Les glorieuses troupes allemandes retirées de France et de la Belgique passaient le Rhin et nous étions livrés au vainqueur, sans défense, à bon gré. Dès le 19 novembre, des troupes françaises arrivèrent à Algrange et occupèrent la mairie. Bien que l’Alsace-Lorraine fasse encore, légalement et selon les lois internationales, partie de l’empire, la France considérait ce pays, dès l’Armistice, comme territoire français et y installa l’administration française. Sous la pression des conditions de la politique de force, j’ai démissionné de mes fonctions le 22 novembre 1918.
Souvenirs d'Algrange de 1910 à 1918, par le maire Paul FREY
Bientôt démarrèrent les expulsions et les mesures d’éloignement, sur la base de listes établies par: " La commission de triage ". Le nombre d’expulsés d’Algrangeois devait dépasser les 2000 à la fin 1920. Des centaines d’autres s’étaient sauvés par des sentiers détournés pour échapper à ces mesures qui les menaçaient. Avec la clause de rétrocession de l’Alsace-Lorraine à la France, l’empire a perdu un territoire riche en minerai, charbon, beautés naturelles et de culture, ayant une population parlant allemand à 91%. Nous, les chassés, avons perdu une patrie aimée avec laquelle nous étions reliés par le sang, la langue et l’histoire. Il ne nous est resté que le souvenir du temps passé que nous avons pu vivre et rendu heureux. Ce souvenir est le seul paradis d’où nous ne pouvons être chassés.

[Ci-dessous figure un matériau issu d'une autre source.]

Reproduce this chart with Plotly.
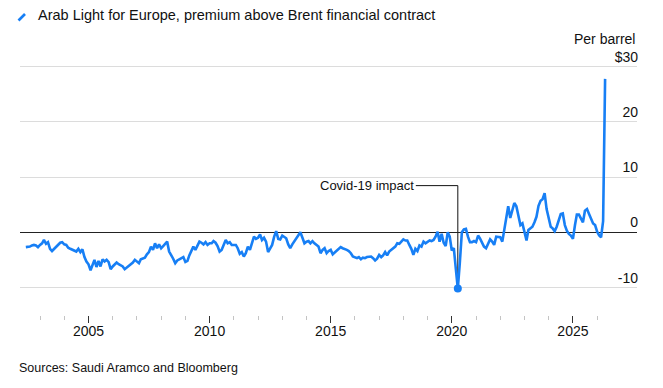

  Je ne voudrais pas terminer cette rétrospective historique, sans penser brièvement au temps présent. Nous sommes après des années de honte et d’avilissement, redevenus un peuple heureux et uni, qui en accomplissement des rêves que tout bon allemand a vu, avec le retour de l’Autriche, la constitution d’une puissante Grande Allemagne.